Finding balance with gaming and my mental health

This reminds me of a time when I found myself completely absorbed in gaming. I mean, hours upon hours would slip by, and honestly, I didn’t even realize how much time had passed. At first, it was just a fun escape, a way to unwind after a long day. But then, I started noticing some changes in my mood—like, I’d feel this heaviness when I wasn’t playing. It’s strange how quickly it can go from a hobby to something more consuming, isn’t it?

I think the biggest moment of clarity came when I realized that my gaming sessions were filling up my evenings, which used to be filled with hanging out with friends or just chilling outside. It’s like I was searching for this thrill in virtual worlds, but it left me feeling even more isolated in real life. I remember one week in particular where I barely stepped outside. I’d wake up, game, eat, and go to bed. And, honestly, it felt kind of empty.

One day, I caught myself thinking, “Is this really what I want?” It led me to reflect on how gaming was affecting my mental health. While I love diving into different storylines and connecting with friends online, I realized I needed to strike a balance. So, I started setting some boundaries for myself.

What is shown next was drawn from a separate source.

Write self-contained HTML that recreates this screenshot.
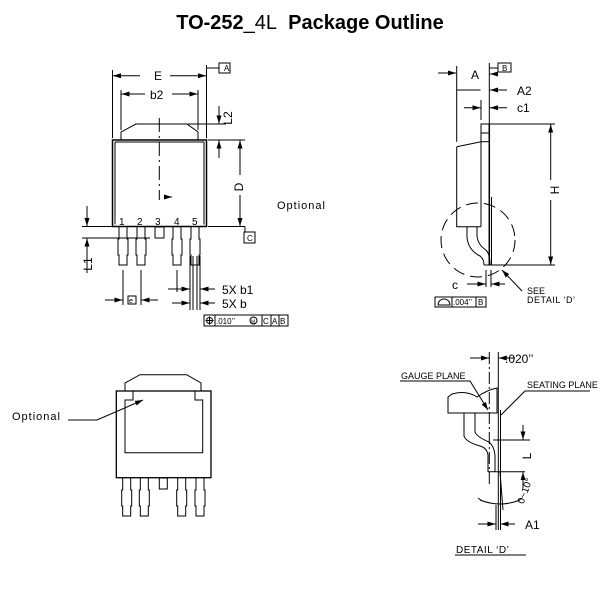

Instead of gaming all night, I began to schedule specific times for it—maybe a couple of hours on the weekends instead of every day. And you know what? I started to feel lighter. I had more energy and motivation to do other things.

I also began to explore other interests and hobbies that had kind of fallen by the wayside. I picked up drawing again and started going for walks. It felt refreshing to engage with the world outside of a screen. I even made an effort to reach out to friends, which was a game-changer (pun intended!). Those moments of connection were so much more fulfilling than anything I could achieve in a game.

I guess what I want to share is that it’s totally okay to love gaming. It’s a fantastic way to connect with others and escape reality for a bit. But finding that balance is key to ensuring it doesn’t start to take a toll on your mental health. I’m curious—how do you all find that balance? Have you experienced something similar? What helps you stay connected to the real world while still enjoying your favorite games?